Las transformaciones políticas fueron profundas:
- España perdió su hegemonía tras décadas de gasto militar
- Francia consolidó su posición dominante bajo Luis XIV
- El Sacro Imperio se fragmentó en 300 entidades casi independientes
Nuevas potencias surgieron del caos. Suecia controló el Báltico hasta 1721, mientras las Provincias Unidas iniciaron su edad de oro comercial. Esta redistribución de control marcó el inicio del sistema internacional moderno.
El conflicto también impulsó la secularización. Los estados comenzaron a actuar por interés nacional más que por motivaciones religiosas. «La política tiene sus propias reglas, distintas a las del altar», escribió un diplomático francés en 1650.
Estas consecuencias moldearon Europa hasta las revoluciones del siglo XVIII. La mezcla de libertad religiosa limitada, equilibrio de poder y estados soberanos creó el marco donde se desarrollarían los conflictos modernos.
El legado de la Guerra de los Treinta Años en la memoria europea
Este conflicto talló cicatrices profundas en el imaginario colectivo. En tierras germanas, se forjó un relato de víctimas atrapadas entre potencias extranjeras. Este mito alimentó siglos después la propaganda bélica, desde Bismarck hasta los nazis.
Artistas y escritores capturaron el horror. Grimmelshausen retrató en su novela Simplicius Simplicissimus el salvajismo de los mercenarios. Los grabados de Callot mostraban pueblos arrasados y cadáveres en caminos.
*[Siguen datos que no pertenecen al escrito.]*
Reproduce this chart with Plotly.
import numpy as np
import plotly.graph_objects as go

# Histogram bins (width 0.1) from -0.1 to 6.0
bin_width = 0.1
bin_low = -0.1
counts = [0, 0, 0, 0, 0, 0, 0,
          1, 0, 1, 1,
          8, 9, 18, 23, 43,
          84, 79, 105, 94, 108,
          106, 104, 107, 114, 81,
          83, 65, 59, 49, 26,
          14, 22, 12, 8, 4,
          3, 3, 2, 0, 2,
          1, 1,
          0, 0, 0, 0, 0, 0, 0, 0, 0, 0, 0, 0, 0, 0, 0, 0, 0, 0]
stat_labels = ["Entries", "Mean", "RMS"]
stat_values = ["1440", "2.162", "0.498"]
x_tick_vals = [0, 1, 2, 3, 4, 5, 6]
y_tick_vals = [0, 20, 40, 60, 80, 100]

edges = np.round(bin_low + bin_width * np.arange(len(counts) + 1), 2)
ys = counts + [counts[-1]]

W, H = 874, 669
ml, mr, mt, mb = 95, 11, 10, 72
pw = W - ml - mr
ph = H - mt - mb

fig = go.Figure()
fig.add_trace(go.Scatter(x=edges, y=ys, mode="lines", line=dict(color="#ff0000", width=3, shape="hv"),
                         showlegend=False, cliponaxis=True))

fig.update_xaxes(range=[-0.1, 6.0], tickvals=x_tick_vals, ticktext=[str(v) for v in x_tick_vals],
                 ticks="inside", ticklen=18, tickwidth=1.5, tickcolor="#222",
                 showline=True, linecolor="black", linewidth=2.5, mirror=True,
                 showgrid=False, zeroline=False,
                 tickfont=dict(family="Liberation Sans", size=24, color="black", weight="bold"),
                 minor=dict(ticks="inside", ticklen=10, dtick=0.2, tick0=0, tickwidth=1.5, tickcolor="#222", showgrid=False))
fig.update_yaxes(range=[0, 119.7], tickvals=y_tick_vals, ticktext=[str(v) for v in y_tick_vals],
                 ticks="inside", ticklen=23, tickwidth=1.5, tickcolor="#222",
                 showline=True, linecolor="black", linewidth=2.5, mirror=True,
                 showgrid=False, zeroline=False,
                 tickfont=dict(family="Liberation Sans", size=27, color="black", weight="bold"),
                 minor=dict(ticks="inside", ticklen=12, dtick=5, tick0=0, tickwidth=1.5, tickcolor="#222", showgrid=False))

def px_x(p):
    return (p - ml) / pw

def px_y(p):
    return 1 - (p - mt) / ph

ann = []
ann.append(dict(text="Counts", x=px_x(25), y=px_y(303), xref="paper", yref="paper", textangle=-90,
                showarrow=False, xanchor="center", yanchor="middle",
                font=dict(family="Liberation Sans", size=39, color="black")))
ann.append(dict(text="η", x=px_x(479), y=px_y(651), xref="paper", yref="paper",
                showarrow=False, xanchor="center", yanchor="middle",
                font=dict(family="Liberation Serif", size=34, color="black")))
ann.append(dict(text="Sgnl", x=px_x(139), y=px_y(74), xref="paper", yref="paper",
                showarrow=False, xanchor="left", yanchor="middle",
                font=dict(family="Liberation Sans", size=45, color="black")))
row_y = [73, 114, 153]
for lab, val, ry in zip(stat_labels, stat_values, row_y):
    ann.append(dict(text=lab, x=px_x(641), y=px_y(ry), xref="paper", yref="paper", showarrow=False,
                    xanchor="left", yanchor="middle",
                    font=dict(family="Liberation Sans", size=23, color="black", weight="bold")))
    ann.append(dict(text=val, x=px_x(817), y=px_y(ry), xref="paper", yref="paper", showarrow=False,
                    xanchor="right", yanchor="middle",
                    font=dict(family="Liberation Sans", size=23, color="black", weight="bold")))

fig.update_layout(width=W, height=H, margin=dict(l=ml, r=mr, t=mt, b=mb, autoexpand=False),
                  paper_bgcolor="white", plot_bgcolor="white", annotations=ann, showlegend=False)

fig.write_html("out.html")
La Paz de Westfalia se convirtió en piedra angular diplomática. Su principio de soberanía estatal sigue vigente hoy. Para historiadores, marcó el inicio de la política secularizada, aunque tensiones religiosas persistieron.
En Bohemia, la guerra borró tradiciones protestantes centenarias. La Iglesia Católica reimplantó su dominio con mano férrea. Ciudades como Magdeburgo tardaron 100 años en recuperar su población.
Figuras como Gustavo Adolfo se elevaron a símbolos. El «León del Norte» sueco inspiró monumentos, mientras Wallenstein encarnó la ambición militar descontrolada. Sus historias siguen cautivando en obras teatrales y literarias.